Humanist EDge: Taking the Humanist Life Stance

Ron Millar is the coordinator of the Center for Freethought Equality and the Freethought Equality Fund PAC (political action committee). He has spent more than thirty years in the Washington, DC, area working for nonprofit education and advocacy groups, including serving as the associate director of the Secular Coalition for America (SCA) from 2005 to 2009. He has served on the board of SCA and the Secular Student Alliance, and is currently a board member of The Humanist Institute.

After being active in the secular movement for more than a decade, I finally took The Humanist Institute’s introductory course: The Humanist Life Stance. I have a strong appreciation for the in-person Humanist Studies Program, celebrant trainings, and the online KOHE courses offered by The Humanist Institute; I’m a member of its board of directors. However, even as a board member, taking an in-person, three-day course was not a high priority for me. When the introductory course was offered, I always had a competing obligation or the setting was not convenient. But, when the class was offered not only in the area I live, but also in the building where I worked, I was out of excuses and finally took the class.

I’m very glad I did.

The course’s reading list offered an in-depth background for the topics discussed (I recommend at least a month lead time to be able to complete the readings prior to the class), and Rev. Dr. David Breeden, senior minister of the First Unitarian Society of Minneapolis, was an excellent facilitator.

Class discussions were wide ranging and provided an engaging context in which to learn about humanism and the human experience. For example, we discussed E.O. Wilson’s proposition regarding the evolution of the conflict between individual-level selection (individuals competing with other individuals in the same group) and group-level selection (competition among groups). According to Wilson, this evolutionary process created a tension and balance between selfish behavior and altruistic behavior, which contributes to the sense of tribalism that now threatens our species.

This and dozens of other thoughtful discussion topics make the class engaging and intellectually rewarding.

The course also examines human nature by looking at humanity’s psychological and social qualities, engages philosophical perspectives from Aurelius to Rousseau to Sartre, and explores the development of humanism into the broad movement it is today.

I also found the class personally rewarding. Not only did I learn about the history and issues of humanism, but I also met a group of interesting, engaging people. The small class size created an intimate setting and the topics evoked challenging group discussions that helped us understand the secular movement leaders, and ourselves as emerging leaders.

If you’ve been thinking about taking a Humanist Institute class, but, like me, have been putting it off, I urge you to overcome the obstacles and register for the pre-requisite Course 101.
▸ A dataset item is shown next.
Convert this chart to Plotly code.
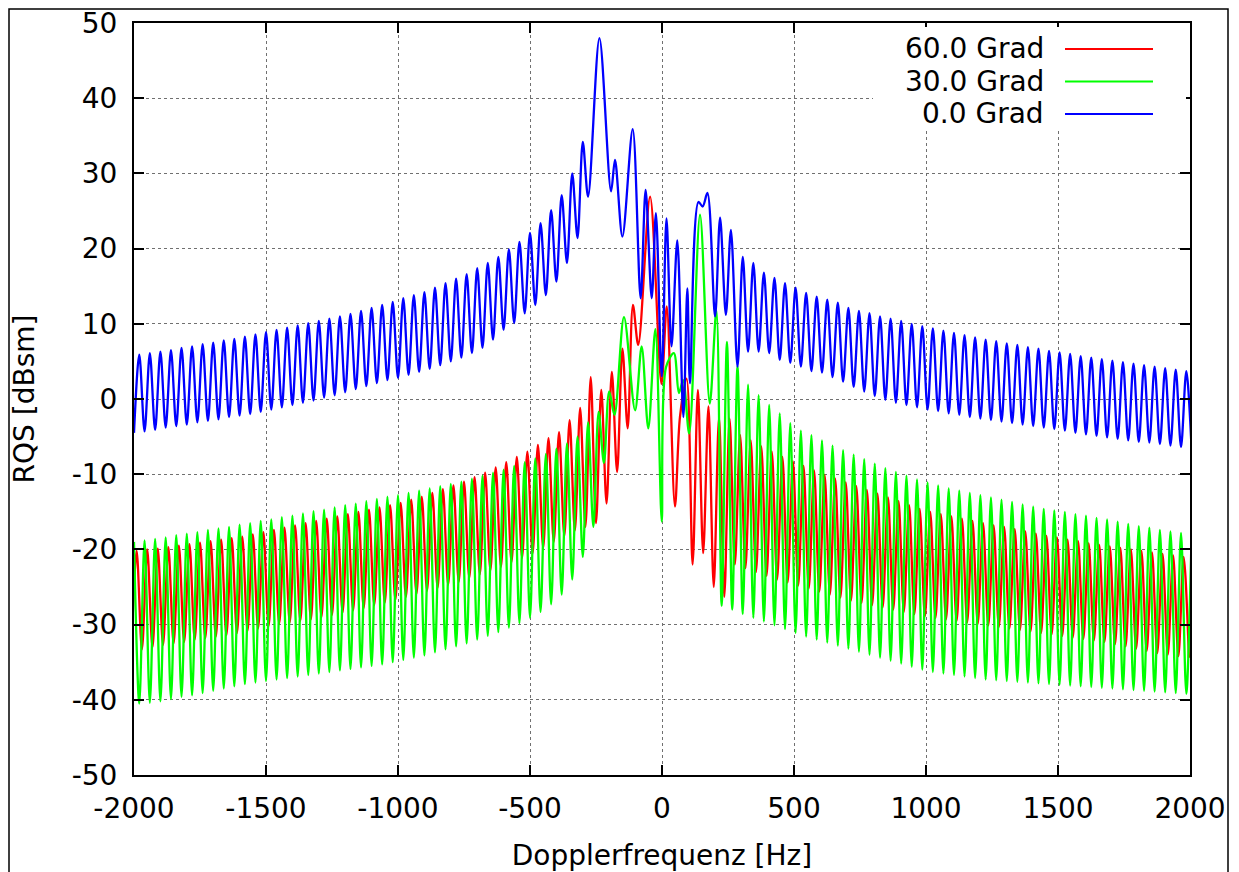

Following the introductory course, you can choose among eight other courses to expand your understanding of humanism, develop skills for advancing the secular movement, and build a strong network for your personal advancement. The classes offered are: Humanist Values and Principles; Humanism in Relation to World Religions; Critical Thinking, Knowledge, and Truth; Physical and Life Sciences; Social Science; Contemporary Culture; Leadership Theory and Practice; and Aesthetics & Celebrations.